## Task requirements
The listing below must be repeated word for word, with its images excluded.

## Data section
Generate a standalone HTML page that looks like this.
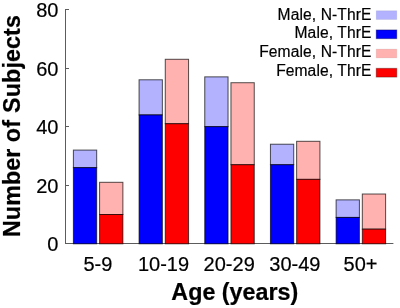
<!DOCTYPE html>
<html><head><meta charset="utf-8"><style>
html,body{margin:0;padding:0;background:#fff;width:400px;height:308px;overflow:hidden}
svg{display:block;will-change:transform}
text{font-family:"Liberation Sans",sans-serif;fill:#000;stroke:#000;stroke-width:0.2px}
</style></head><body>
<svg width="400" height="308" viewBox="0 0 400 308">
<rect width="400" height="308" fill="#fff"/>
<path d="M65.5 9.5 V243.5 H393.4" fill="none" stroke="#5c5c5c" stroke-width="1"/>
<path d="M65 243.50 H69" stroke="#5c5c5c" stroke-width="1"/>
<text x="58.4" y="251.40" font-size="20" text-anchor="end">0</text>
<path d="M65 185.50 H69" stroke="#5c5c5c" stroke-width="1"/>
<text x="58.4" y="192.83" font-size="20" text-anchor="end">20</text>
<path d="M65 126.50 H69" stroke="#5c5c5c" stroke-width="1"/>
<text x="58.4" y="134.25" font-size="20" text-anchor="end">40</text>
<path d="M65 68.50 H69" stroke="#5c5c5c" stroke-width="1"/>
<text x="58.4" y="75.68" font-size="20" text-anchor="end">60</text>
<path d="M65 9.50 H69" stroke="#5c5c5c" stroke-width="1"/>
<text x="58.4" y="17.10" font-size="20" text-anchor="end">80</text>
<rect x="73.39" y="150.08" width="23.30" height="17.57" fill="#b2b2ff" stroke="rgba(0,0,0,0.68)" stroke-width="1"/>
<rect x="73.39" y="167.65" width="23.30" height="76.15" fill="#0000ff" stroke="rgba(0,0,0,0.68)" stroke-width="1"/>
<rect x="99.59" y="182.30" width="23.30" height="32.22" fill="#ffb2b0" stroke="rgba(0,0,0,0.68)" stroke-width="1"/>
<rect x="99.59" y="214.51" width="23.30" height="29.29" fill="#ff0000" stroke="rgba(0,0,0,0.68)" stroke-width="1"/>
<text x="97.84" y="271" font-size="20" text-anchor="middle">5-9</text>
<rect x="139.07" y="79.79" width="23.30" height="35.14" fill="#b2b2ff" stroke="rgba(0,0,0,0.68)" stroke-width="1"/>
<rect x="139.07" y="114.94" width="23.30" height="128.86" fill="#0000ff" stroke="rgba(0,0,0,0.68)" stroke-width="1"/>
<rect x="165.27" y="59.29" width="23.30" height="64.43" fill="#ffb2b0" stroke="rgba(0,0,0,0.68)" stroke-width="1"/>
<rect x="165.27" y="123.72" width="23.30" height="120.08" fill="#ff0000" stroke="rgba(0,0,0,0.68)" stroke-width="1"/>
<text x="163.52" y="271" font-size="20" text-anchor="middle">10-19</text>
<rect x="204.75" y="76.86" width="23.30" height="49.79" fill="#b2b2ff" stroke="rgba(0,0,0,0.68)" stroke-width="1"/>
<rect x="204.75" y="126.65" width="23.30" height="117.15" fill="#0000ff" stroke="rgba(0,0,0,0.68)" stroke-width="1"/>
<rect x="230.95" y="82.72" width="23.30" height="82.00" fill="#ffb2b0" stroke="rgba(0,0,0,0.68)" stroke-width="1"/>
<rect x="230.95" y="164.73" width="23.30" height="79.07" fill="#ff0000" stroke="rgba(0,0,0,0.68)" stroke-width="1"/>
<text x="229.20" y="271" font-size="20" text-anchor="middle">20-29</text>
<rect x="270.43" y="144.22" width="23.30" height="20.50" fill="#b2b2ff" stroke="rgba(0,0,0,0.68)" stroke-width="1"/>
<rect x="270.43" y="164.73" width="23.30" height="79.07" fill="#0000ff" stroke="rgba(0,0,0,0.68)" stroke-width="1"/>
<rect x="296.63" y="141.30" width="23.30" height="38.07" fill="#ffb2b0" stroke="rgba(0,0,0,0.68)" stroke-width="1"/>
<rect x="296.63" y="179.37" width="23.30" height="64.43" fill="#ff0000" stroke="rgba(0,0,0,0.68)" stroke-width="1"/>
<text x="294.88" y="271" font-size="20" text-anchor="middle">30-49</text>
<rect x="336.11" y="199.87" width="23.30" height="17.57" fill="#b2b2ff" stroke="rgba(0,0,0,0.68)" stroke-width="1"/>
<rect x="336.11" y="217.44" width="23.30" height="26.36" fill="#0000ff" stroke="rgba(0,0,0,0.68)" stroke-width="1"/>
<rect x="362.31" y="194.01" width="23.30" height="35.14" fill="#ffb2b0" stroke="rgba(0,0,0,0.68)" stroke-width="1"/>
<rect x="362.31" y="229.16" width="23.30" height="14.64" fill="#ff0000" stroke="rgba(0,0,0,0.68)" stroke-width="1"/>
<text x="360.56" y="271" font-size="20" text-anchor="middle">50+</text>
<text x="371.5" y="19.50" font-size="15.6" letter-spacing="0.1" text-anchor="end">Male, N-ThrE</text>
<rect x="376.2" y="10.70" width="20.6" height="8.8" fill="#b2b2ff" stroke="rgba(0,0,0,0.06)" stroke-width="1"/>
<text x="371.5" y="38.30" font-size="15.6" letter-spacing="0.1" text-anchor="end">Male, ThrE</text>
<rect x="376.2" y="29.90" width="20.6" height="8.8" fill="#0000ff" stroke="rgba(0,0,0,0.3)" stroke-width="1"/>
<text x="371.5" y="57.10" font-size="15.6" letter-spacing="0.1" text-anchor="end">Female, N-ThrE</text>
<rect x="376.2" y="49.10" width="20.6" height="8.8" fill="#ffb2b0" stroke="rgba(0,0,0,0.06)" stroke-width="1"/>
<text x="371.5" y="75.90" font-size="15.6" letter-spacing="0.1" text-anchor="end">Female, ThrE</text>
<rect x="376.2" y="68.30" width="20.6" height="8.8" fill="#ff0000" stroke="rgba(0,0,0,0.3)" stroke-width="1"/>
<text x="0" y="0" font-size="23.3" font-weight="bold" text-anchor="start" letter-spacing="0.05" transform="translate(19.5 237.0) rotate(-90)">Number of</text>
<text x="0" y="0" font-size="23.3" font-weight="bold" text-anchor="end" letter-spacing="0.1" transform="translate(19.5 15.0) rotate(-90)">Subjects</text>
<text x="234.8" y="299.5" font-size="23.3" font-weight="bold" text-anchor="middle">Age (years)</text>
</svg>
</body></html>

## Final result
Generate a standalone HTML page that looks like this.
<!DOCTYPE html>
<html><head><meta charset="utf-8"><style>
html,body{margin:0;padding:0;background:#fff;width:400px;height:308px;overflow:hidden}
svg{display:block;will-change:transform}
text{font-family:"Liberation Sans",sans-serif;fill:#000;stroke:#000;stroke-width:0.2px}
</style></head><body>
<svg width="400" height="308" viewBox="0 0 400 308">
<rect width="400" height="308" fill="#fff"/>
<path d="M65.5 9.5 V243.5 H393.4" fill="none" stroke="#5c5c5c" stroke-width="1"/>
<path d="M65 243.50 H69" stroke="#5c5c5c" stroke-width="1"/>
<text x="58.4" y="251.40" font-size="20" text-anchor="end">0</text>
<path d="M65 185.50 H69" stroke="#5c5c5c" stroke-width="1"/>
<text x="58.4" y="192.83" font-size="20" text-anchor="end">20</text>
<path d="M65 126.50 H69" stroke="#5c5c5c" stroke-width="1"/>
<text x="58.4" y="134.25" font-size="20" text-anchor="end">40</text>
<path d="M65 68.50 H69" stroke="#5c5c5c" stroke-width="1"/>
<text x="58.4" y="75.68" font-size="20" text-anchor="end">60</text>
<path d="M65 9.50 H69" stroke="#5c5c5c" stroke-width="1"/>
<text x="58.4" y="17.10" font-size="20" text-anchor="end">80</text>
<rect x="73.39" y="150.08" width="23.30" height="17.57" fill="#b2b2ff" stroke="rgba(0,0,0,0.68)" stroke-width="1"/>
<rect x="73.39" y="167.65" width="23.30" height="76.15" fill="#0000ff" stroke="rgba(0,0,0,0.68)" stroke-width="1"/>
<rect x="99.59" y="182.30" width="23.30" height="32.22" fill="#ffb2b0" stroke="rgba(0,0,0,0.68)" stroke-width="1"/>
<rect x="99.59" y="214.51" width="23.30" height="29.29" fill="#ff0000" stroke="rgba(0,0,0,0.68)" stroke-width="1"/>
<text x="97.84" y="271" font-size="20" text-anchor="middle">5-9</text>
<rect x="139.07" y="79.79" width="23.30" height="35.14" fill="#b2b2ff" stroke="rgba(0,0,0,0.68)" stroke-width="1"/>
<rect x="139.07" y="114.94" width="23.30" height="128.86" fill="#0000ff" stroke="rgba(0,0,0,0.68)" stroke-width="1"/>
<rect x="165.27" y="59.29" width="23.30" height="64.43" fill="#ffb2b0" stroke="rgba(0,0,0,0.68)" stroke-width="1"/>
<rect x="165.27" y="123.72" width="23.30" height="120.08" fill="#ff0000" stroke="rgba(0,0,0,0.68)" stroke-width="1"/>
<text x="163.52" y="271" font-size="20" text-anchor="middle">10-19</text>
<rect x="204.75" y="76.86" width="23.30" height="49.79" fill="#b2b2ff" stroke="rgba(0,0,0,0.68)" stroke-width="1"/>
<rect x="204.75" y="126.65" width="23.30" height="117.15" fill="#0000ff" stroke="rgba(0,0,0,0.68)" stroke-width="1"/>
<rect x="230.95" y="82.72" width="23.30" height="82.00" fill="#ffb2b0" stroke="rgba(0,0,0,0.68)" stroke-width="1"/>
<rect x="230.95" y="164.73" width="23.30" height="79.07" fill="#ff0000" stroke="rgba(0,0,0,0.68)" stroke-width="1"/>
<text x="229.20" y="271" font-size="20" text-anchor="middle">20-29</text>
<rect x="270.43" y="144.22" width="23.30" height="20.50" fill="#b2b2ff" stroke="rgba(0,0,0,0.68)" stroke-width="1"/>
<rect x="270.43" y="164.73" width="23.30" height="79.07" fill="#0000ff" stroke="rgba(0,0,0,0.68)" stroke-width="1"/>
<rect x="296.63" y="141.30" width="23.30" height="38.07" fill="#ffb2b0" stroke="rgba(0,0,0,0.68)" stroke-width="1"/>
<rect x="296.63" y="179.37" width="23.30" height="64.43" fill="#ff0000" stroke="rgba(0,0,0,0.68)" stroke-width="1"/>
<text x="294.88" y="271" font-size="20" text-anchor="middle">30-49</text>
<rect x="336.11" y="199.87" width="23.30" height="17.57" fill="#b2b2ff" stroke="rgba(0,0,0,0.68)" stroke-width="1"/>
<rect x="336.11" y="217.44" width="23.30" height="26.36" fill="#0000ff" stroke="rgba(0,0,0,0.68)" stroke-width="1"/>
<rect x="362.31" y="194.01" width="23.30" height="35.14" fill="#ffb2b0" stroke="rgba(0,0,0,0.68)" stroke-width="1"/>
<rect x="362.31" y="229.16" width="23.30" height="14.64" fill="#ff0000" stroke="rgba(0,0,0,0.68)" stroke-width="1"/>
<text x="360.56" y="271" font-size="20" text-anchor="middle">50+</text>
<text x="371.5" y="19.50" font-size="15.6" letter-spacing="0.1" text-anchor="end">Male, N-ThrE</text>
<rect x="376.2" y="10.70" width="20.6" height="8.8" fill="#b2b2ff" stroke="rgba(0,0,0,0.06)" stroke-width="1"/>
<text x="371.5" y="38.30" font-size="15.6" letter-spacing="0.1" text-anchor="end">Male, ThrE</text>
<rect x="376.2" y="29.90" width="20.6" height="8.8" fill="#0000ff" stroke="rgba(0,0,0,0.3)" stroke-width="1"/>
<text x="371.5" y="57.10" font-size="15.6" letter-spacing="0.1" text-anchor="end">Female, N-ThrE</text>
<rect x="376.2" y="49.10" width="20.6" height="8.8" fill="#ffb2b0" stroke="rgba(0,0,0,0.06)" stroke-width="1"/>
<text x="371.5" y="75.90" font-size="15.6" letter-spacing="0.1" text-anchor="end">Female, ThrE</text>
<rect x="376.2" y="68.30" width="20.6" height="8.8" fill="#ff0000" stroke="rgba(0,0,0,0.3)" stroke-width="1"/>
<text x="0" y="0" font-size="23.3" font-weight="bold" text-anchor="start" letter-spacing="0.05" transform="translate(19.5 237.0) rotate(-90)">Number of</text>
<text x="0" y="0" font-size="23.3" font-weight="bold" text-anchor="end" letter-spacing="0.1" transform="translate(19.5 15.0) rotate(-90)">Subjects</text>
<text x="234.8" y="299.5" font-size="23.3" font-weight="bold" text-anchor="middle">Age (years)</text>
</svg>
</body></html>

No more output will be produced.